> _PROMPT_:
Print the lines of the listing below verbatim from its first line through the line bearing "const curveOffsets = [0.51, 1.62, 2.89, 4.18];". Any pictures are to be omitted.

> _STORED DATA_:
— START —
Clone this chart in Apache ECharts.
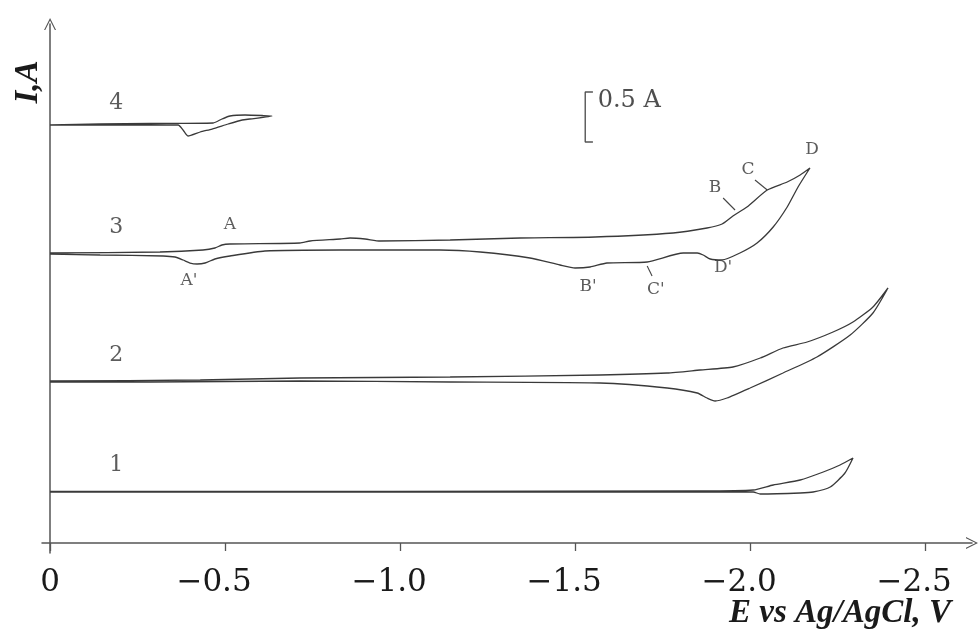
<!DOCTYPE html>
<html>
<head>
<meta charset="utf-8">
<script src="https://cdn.jsdelivr.net/npm/echarts@6/dist/echarts.min.js"></script>
<style>
  html, body { margin: 0; padding: 0; background: #fff; }
  #chart { width: 979px; height: 633px; }
</style>
</head>
<body>
<div id="chart"></div>
<script>
// ---- Data (potential E in V, current I in A relative to each curve's own baseline) ----
const curveNames = ['1', '2', '3', '4'];
const curveOffsets = [0.51, 1.62, 2.89, 4.18]; // vertical offsets (A) of the stacked curves

const E1 = [0, -1.000, -2.009, -2.029, -2.143, -2.180, -2.229, -2.271, -2.294,
            -2.257, -2.209, -2.143, -2.066, -2.009, -1.857, 0];
const I1 = [0, 0, 0, -0.02, -0.01, 0, 0.05, 0.19, 0.34,
            0.27, 0.20, 0.12, 0.07, 0.02, 0.01, 0.005];

const E2 = [0, -0.286, -0.714, -1.143, -1.571, -1.763, -1.849, -1.877, -1.900, -1.934,
            -2.000, -2.094, -2.191, -2.286, -2.351, -2.394,
            -2.351, -2.294, -2.237, -2.163, -2.094, -2.029, -1.951, -1.857, -1.763,
            -1.571, -1.143, -0.714, -0.429, 0];
const I2 = [-0.01, -0.01, 0.00, -0.01, -0.02, -0.07, -0.12, -0.17, -0.20, -0.17,
            -0.07, 0.08, 0.24, 0.46, 0.68, 0.93,
            0.74, 0.59, 0.49, 0.39, 0.33, 0.23, 0.14, 0.11, 0.08,
            0.06, 0.04, 0.03, 0.01, 0.00];

const E3 = [0, -0.143, -0.323, -0.357, -0.380, -0.400, -0.420, -0.443, -0.471, -0.514,
            -0.614, -0.829, -1.114, -1.229, -1.371, -1.457, -1.500, -1.543, -1.591, -1.706,
            -1.809, -1.849, -1.866, -1.886, -1.920, -1.971, -2.020, -2.066, -2.106, -2.137, -2.171,
            -2.143, -2.106, -2.049, -1.991, -1.951, -1.920, -1.877, -1.780, -1.557, -1.343,
            -1.143, -0.943, -0.900, -0.857, -0.829, -0.743, -0.714, -0.514, -0.491, -0.471,
            -0.437, -0.314, 0];
const I3 = [0, -0.01, -0.02, -0.03, -0.06, -0.09, -0.10, -0.09, -0.05, -0.02,
            0.03, 0.04, 0.04, 0.02, -0.04, -0.11, -0.14, -0.13, -0.09, -0.08,
            0.01, 0.01, -0.01, -0.05, -0.06, 0.01, 0.11, 0.27, 0.47, 0.67, 0.86,
            0.79, 0.72, 0.64, 0.47, 0.38, 0.30, 0.26, 0.21, 0.17, 0.16,
            0.14, 0.13, 0.15, 0.16, 0.15, 0.13, 0.11, 0.10, 0.09, 0.06,
            0.04, 0.02, 0.01];

const E4 = [0, -0.200, -0.366, -0.380, -0.394, -0.429, -0.463, -0.509, -0.549, -0.571, -0.634,
            -0.606, -0.557, -0.514, -0.491, -0.466, -0.286, -0.143, 0];
const I4 = [0, 0, 0, -0.05, -0.11, -0.07, -0.04, 0.01, 0.05, 0.06, 0.09,
            0.095, 0.10, 0.09, 0.06, 0.02, 0.015, 0.01, 0];

// x-axis tick values and labels
const xTicks = [0, -0.5, -1.0, -1.5, -2.0, -2.5];

// curve number labels (E, displayed I)
const numLabelE = [-0.189, -0.189, -0.189, -0.189];
const numLabelY = [0.78, 1.88, 3.16, 4.40];

// peak letter labels
const peakText = ['A', "A'", "B'", "C'", "D'", 'B', 'C', 'D'];
const peakE = [-0.514, -0.397, -1.537, -1.731, -1.923, -1.900, -1.994, -2.177];
const peakY = [3.18, 2.62, 2.56, 2.53, 2.75, 3.55, 3.73, 3.93];

// leader lines [E1, Y1, E2, Y2]
const leaders = [
  [-1.923, 3.45, -1.957, 3.33],   // B
  [-2.014, 3.63, -2.049, 3.53],   // C
  [-1.706, 2.77, -1.720, 2.67]    // C'
];

// 0.5 A scale bar
const scaleBarE = [-1.551, -1.529, -1.529, -1.551];
const scaleBarY = [4.51, 4.51, 4.01, 4.01];
const scaleText = '0.5 A';
const scaleTextE = -1.563;
const scaleTextY = 4.42;

// ---- Build ----
const curvesE = [E1, E2, E3, E4];
const curvesI = [I1, I2, I3, I4];
const lineColor = '#3a3a3a';
const chevron = 'path://M0,10 L5,0 L10,10 L9,10 L5,2 L1,10 Z';

const series = [];
curvesE.forEach(function (E, k) {
  series.push({
    type: 'line',
    name: curveNames[k],
    data: E.map(function (e, i) { return [e, curvesI[k][i] + curveOffsets[k]]; }),
    showSymbol: false,
    symbol: 'none',
    lineStyle: { color: lineColor, width: 1.3 },
    smooth: 0.2,
    silent: true,
    z: 3
  });
});

series.push({
  type: 'scatter',
  data: numLabelE.map(function (e, i) { return { value: [e, numLabelY[i]], name: curveNames[i] }; }),
  symbolSize: 1,
  itemStyle: { color: 'rgba(0,0,0,0)' },
  label: {
    show: true, position: 'inside', formatter: '{b}',
    fontFamily: 'DejaVu Serif', fontSize: 22, color: '#333'
  },
  silent: true
});

series.push({
  type: 'scatter',
  data: peakE.map(function (e, i) { return { value: [e, peakY[i]], name: peakText[i] }; }),
  symbolSize: 1,
  itemStyle: { color: 'rgba(0,0,0,0)' },
  label: {
    show: true, position: 'inside', formatter: '{b}',
    fontFamily: 'DejaVu Serif', fontSize: 17, color: '#333'
  },
  silent: true
});

leaders.forEach(function (l) {
  series.push({
    type: 'line',
    data: [[l[0], l[1]], [l[2], l[3]]],
    showSymbol: false, symbol: 'none',
    lineStyle: { color: '#444', width: 1.1 },
    silent: true
  });
});

series.push({
  type: 'line',
  data: scaleBarE.map(function (e, i) { return [e, scaleBarY[i]]; }),
  showSymbol: false, symbol: 'none',
  lineStyle: { color: '#555', width: 1.4 },
  silent: true
});

series.push({
  type: 'scatter',
  data: [{ value: [scaleTextE, scaleTextY], name: scaleText }],
  symbolSize: 1,
  itemStyle: { color: 'rgba(0,0,0,0)' },
  label: {
    show: true, position: 'right', distance: 0, formatter: '{b}',
    fontFamily: 'DejaVu Serif', fontSize: 24, color: '#222'
  },
  silent: true
});

const chart = echarts.init(document.getElementById('chart'), null, { renderer: 'canvas' });
chart.setOption({
  animation: false,
  backgroundColor: '#fff',
  grid: { left: 42, right: 7, top: 24, bottom: 80, containLabel: false },
  xAxis: {
    type: 'value',
    inverse: true,
    min: -2.634,
    max: 0.023,
    axisLine: {
      show: true, onZero: true,
      symbol: ['none', chevron], symbolSize: [14, 12],
      lineStyle: { color: '#555', width: 1.5 }
    },
    axisTick: {
      show: true, inside: false, length: 8, customValues: xTicks,
      lineStyle: { color: '#555', width: 1.3 }
    },
    axisLabel: {
      show: true, customValues: xTicks, margin: 14,
      fontFamily: 'DejaVu Serif', fontSize: 31, color: '#1a1a1a',
      formatter: function (v) {
        if (Math.abs(v) < 1e-9) return '0';
        return '\u2212' + Math.abs(v).toFixed(1) + '{p|}';
      },
      rich: { p: { width: 22 } }
    },
    splitLine: { show: false }
  },
  yAxis: {
    type: 'value',
    min: -0.1,
    max: 5.19,
    axisLine: {
      show: true, onZero: true,
      symbol: ['none', chevron], symbolSize: [14, 12],
      lineStyle: { color: '#555', width: 1.5 }
    },
    axisTick: { show: false },
    axisLabel: { show: false },
    splitLine: { show: false }
  },
  graphic: [
    {
      type: 'text', x: 28, y: 82, rotation: Math.PI / 2,
      style: {
        text: 'I,A', fontFamily: 'Liberation Serif', fontSize: 33,
        fontStyle: 'italic', fontWeight: 'bold', fill: '#1a1a1a',
        textAlign: 'center', textVerticalAlign: 'middle'
      }
    },
    {
      type: 'text', x: 840, y: 613,
      style: {
        text: 'E vs Ag/AgCl, V', fontFamily: 'Liberation Serif', fontSize: 33,
        fontStyle: 'italic', fontWeight: 'bold', fill: '#1a1a1a',
        textAlign: 'center', textVerticalAlign: 'middle'
      }
    }
  ],
  series: series
});
</script>
</body>
</html>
— END —
> _EXERCISE ANSWER_:
Clone this chart in Apache ECharts.
<!DOCTYPE html>
<html>
<head>
<meta charset="utf-8">
<script src="https://cdn.jsdelivr.net/npm/echarts@6/dist/echarts.min.js"></script>
<style>
  html, body { margin: 0; padding: 0; background: #fff; }
  #chart { width: 979px; height: 633px; }
</style>
</head>
<body>
<div id="chart"></div>
<script>
// ---- Data (potential E in V, current I in A relative to each curve's own baseline) ----
const curveNames = ['1', '2', '3', '4'];
const curveOffsets = [0.51, 1.62, 2.89, 4.18]; // vertical offsets (A) of the stacked curves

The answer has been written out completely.